O prefeito já inaugurou duas centrais mecanizadas de triagem de materiais recicláveis, uma na Ponte Pequena, zona norte, em junho, e outra em Santo Amaro, na zona sul, em julho. O objetivo é abrir mais duas, nas zonas leste e oeste da capital. Assim espera-se coletar e mandar para a reciclagem 10% de todo o descarte da cidade. “Não queremos os lixões. Não queremos incineração. O que nós queremos é uma economia sustentável”, ressaltou.
Cada central pode processar até 250 toneladas de material por dia, o equivalente a todoo trabalho manual feito diariamente pelas 21 cooperativas parceiras da prefeitura. Hoje são 75 distritos com coleta, mas só em 14 ela é realizada em todo o território. Dez novos distritos receberam coleta seletiva este ano. A ideia da prefeitura é levar a coleta seletiva a 83 dos 96 distritos até 2016, sendo 40 deles em todo o território.

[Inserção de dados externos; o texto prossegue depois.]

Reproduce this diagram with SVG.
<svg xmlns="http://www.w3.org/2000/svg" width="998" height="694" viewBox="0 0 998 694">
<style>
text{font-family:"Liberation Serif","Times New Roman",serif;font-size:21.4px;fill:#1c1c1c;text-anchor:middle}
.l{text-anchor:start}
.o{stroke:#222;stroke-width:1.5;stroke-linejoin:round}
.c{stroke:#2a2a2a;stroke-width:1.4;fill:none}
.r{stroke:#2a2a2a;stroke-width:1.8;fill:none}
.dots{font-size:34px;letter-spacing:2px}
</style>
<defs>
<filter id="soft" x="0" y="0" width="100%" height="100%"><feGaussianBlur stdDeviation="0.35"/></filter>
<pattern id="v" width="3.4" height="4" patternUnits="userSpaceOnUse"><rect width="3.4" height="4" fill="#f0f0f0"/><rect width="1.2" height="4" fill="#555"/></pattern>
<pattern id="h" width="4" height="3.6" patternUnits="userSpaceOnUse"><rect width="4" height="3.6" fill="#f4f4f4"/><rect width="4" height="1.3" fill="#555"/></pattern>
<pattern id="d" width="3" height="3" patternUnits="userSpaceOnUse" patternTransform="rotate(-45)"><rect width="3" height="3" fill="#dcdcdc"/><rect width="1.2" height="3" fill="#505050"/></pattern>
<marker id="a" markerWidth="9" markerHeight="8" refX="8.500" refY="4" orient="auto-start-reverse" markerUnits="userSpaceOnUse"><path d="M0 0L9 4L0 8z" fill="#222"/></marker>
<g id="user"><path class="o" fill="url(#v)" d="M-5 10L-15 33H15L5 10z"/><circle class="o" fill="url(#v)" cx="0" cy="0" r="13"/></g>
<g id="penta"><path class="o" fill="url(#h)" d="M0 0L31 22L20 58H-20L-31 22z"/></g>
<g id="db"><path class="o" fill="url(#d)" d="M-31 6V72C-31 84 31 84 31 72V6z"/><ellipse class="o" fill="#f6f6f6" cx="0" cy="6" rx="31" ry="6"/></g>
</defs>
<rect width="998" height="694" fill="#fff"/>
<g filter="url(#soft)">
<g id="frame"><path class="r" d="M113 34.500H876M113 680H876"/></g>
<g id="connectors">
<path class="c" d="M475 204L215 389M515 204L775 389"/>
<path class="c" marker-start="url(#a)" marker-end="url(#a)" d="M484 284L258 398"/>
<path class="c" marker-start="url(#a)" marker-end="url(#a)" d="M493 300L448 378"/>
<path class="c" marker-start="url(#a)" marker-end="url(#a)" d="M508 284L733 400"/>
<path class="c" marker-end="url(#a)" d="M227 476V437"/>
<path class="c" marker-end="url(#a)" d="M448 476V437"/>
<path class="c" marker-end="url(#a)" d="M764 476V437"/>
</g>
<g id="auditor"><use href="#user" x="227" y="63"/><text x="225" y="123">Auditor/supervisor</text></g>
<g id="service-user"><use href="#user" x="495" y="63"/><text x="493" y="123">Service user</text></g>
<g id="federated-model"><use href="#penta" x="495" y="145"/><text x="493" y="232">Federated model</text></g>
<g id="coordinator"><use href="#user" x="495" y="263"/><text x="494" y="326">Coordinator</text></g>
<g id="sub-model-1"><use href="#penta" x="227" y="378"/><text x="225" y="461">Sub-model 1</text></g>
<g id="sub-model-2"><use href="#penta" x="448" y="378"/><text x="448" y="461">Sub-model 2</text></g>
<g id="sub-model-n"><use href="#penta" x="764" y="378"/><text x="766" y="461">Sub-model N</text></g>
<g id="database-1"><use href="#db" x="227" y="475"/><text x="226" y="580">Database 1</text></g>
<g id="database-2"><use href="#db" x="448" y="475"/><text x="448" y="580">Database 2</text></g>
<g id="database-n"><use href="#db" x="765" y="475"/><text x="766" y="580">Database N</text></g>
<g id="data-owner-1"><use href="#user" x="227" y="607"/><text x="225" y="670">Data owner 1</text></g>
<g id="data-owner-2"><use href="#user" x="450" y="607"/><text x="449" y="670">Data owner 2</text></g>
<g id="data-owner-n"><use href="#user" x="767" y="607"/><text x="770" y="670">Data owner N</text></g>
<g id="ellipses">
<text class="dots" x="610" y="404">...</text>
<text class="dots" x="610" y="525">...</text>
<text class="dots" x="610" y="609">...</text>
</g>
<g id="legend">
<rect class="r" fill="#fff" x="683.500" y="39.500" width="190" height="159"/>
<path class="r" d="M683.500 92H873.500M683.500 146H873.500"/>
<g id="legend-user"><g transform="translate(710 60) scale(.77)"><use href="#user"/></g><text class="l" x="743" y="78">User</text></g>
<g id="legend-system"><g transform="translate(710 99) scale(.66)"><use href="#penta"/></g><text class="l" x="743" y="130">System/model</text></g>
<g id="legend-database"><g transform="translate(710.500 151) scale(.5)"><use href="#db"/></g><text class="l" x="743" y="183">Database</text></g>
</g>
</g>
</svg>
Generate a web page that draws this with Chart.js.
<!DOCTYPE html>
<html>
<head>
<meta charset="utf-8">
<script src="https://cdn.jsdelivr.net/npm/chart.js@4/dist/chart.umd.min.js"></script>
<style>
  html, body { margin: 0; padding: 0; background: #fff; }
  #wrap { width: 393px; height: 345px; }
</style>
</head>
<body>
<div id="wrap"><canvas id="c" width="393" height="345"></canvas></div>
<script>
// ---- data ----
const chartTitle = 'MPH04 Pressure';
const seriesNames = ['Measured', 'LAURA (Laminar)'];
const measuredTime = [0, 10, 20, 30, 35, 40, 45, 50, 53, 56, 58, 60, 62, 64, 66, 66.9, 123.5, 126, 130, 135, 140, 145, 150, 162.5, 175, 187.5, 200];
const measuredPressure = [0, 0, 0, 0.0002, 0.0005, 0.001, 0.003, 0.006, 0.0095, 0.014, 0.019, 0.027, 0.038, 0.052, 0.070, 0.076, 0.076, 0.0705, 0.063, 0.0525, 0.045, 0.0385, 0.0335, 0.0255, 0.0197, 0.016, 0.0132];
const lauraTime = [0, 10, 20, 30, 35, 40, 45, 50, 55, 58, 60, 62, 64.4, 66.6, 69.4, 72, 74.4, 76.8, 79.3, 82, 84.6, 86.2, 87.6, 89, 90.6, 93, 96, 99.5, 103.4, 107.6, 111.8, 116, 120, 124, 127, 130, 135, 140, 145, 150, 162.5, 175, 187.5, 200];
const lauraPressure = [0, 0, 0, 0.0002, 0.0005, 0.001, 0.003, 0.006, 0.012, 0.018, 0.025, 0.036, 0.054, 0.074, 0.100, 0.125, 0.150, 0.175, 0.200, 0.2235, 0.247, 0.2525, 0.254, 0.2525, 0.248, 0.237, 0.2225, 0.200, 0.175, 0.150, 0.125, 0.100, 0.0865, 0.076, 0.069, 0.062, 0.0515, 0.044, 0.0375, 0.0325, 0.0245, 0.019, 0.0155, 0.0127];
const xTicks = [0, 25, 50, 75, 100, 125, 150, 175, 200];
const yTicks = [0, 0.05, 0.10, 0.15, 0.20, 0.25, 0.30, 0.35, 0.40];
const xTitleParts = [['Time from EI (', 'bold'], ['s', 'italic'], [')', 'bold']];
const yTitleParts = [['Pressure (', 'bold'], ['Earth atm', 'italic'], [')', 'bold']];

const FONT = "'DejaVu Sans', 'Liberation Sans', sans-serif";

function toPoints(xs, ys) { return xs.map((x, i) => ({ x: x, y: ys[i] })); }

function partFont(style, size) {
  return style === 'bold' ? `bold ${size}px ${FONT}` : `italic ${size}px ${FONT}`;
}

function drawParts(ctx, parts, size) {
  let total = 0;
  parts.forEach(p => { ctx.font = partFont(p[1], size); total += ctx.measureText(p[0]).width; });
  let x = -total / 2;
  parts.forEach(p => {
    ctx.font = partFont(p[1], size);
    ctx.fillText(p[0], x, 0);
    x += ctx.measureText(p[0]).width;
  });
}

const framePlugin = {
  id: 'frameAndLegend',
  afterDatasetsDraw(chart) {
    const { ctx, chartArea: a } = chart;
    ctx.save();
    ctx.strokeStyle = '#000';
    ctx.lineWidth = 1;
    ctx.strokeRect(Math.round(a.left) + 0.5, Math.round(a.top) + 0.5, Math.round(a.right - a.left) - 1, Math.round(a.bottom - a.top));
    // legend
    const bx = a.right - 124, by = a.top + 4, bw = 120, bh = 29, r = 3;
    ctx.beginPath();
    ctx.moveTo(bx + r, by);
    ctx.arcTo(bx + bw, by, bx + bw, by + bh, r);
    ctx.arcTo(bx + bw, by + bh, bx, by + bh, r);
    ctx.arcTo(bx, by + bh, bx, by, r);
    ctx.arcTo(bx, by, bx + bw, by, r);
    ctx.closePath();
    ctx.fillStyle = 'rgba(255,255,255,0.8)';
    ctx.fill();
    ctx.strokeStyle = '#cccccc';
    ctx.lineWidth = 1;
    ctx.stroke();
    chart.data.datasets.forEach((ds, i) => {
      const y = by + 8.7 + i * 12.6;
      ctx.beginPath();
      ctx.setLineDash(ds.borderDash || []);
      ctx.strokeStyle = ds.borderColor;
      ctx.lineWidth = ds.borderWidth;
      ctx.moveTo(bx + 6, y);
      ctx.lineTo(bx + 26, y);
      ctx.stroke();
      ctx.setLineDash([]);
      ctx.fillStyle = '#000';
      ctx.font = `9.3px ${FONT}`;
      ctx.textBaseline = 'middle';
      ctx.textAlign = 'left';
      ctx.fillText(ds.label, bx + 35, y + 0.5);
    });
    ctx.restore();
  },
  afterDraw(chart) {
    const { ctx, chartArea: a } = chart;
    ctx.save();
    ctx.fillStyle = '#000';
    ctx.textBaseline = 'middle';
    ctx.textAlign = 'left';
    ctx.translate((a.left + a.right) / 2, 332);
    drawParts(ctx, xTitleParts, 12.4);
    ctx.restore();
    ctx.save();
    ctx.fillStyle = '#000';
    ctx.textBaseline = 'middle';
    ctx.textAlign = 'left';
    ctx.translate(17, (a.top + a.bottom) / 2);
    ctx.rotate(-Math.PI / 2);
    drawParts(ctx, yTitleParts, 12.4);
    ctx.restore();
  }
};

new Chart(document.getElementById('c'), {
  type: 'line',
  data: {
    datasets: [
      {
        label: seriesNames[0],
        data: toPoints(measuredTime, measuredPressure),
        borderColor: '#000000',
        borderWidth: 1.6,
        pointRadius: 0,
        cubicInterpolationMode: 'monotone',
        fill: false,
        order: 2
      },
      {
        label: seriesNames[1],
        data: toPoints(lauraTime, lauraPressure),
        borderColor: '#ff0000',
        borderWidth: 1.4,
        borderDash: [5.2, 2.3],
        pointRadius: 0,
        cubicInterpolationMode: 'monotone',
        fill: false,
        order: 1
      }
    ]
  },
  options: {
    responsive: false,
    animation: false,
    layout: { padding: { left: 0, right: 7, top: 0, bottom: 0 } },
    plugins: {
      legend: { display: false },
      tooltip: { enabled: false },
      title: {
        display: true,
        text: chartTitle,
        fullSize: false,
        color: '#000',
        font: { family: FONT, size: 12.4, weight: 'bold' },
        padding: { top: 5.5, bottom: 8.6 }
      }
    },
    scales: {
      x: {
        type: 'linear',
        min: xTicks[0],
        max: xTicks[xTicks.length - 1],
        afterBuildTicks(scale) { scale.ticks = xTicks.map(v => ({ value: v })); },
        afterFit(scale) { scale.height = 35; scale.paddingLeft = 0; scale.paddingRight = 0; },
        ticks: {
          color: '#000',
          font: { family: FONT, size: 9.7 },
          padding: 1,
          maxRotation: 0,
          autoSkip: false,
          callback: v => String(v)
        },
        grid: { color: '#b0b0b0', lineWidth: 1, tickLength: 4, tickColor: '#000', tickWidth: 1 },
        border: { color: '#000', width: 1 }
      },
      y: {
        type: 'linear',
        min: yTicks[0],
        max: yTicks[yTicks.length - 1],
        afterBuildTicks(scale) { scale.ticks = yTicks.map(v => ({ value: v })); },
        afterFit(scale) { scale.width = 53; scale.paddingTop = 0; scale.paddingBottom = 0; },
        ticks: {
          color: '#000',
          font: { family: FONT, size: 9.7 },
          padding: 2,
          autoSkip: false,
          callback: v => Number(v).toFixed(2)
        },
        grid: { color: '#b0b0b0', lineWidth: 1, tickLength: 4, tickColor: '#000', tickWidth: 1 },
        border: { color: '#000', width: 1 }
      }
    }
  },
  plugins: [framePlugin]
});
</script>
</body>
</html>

“Vamos começar a bater de porta em porta e explicar o que é a coleta seletiva para cada cidadão de São Paulo”, disse o prefeito.
Está prevista para quarta-feira (3) a presença da presidenta Dilma Rousseff (PT) na Expocatadores. Segundo Haddad, Dilma vai oficializar, junto com a diretoria do BNDES, recursos destinados para a melhoria das condições de trabalho nas centrais manuais.
Na avaliação dos catadores, a situação melhorou nos últimos anos e estão ocorrendo avanços na gestão municipal. “Antes, o catador era o morador de rua, catava para vender. Hoje não. São famílias organizadas, que têm investimento, estão comprando casa. Estão em uma situação melhor. Para nós é importante isso”, defendeu o coordenador nacional do Movimento da População em Situação de Rua, Anderson Lopes Miranda. No entanto, algumas reivindicações serão apresentadas para Haddad e à presidenta.
Entre elas, segundo a militante Telma Maria da Silva, do Movimento Nacional dos Catadores de Material Reciclável, a remuneração por serviços ambientais aos trabalhadores pela ação de coletar o material reciclável e o direito à aposentadoria são as principais pautas. “Hoje, na capital, os trabalhadores ganham somente pelo que é vendido. Mas a medida já está sendo avaliada pela prefeitura, que precisa colocar em prática”, afirmou. O pagamento já é feito em cidades como Ourinhos e Piracicaba, no interior paulista.
O secretário municipal de Serviços, Simão Pedro, afirmou que a medida está sendo aplicada nas centrais mecanizadas e deve ser estendida a todo o conjunto dos catadores paulistanos. A ideia é não mais fazer convênios com as cooperativas, caso em que elas devem arcar com a infraestrutura, mas contratação para prestação de serviços. “A perspectiva é que a médio prazo toda a relação da prefeitura com os catadores se dê por esses contratos”, explicou.
A Expocatadores 2014 termina nesta quarta, no Pavilhão de Exposições do Anhembi, na zona norte de São Paulo.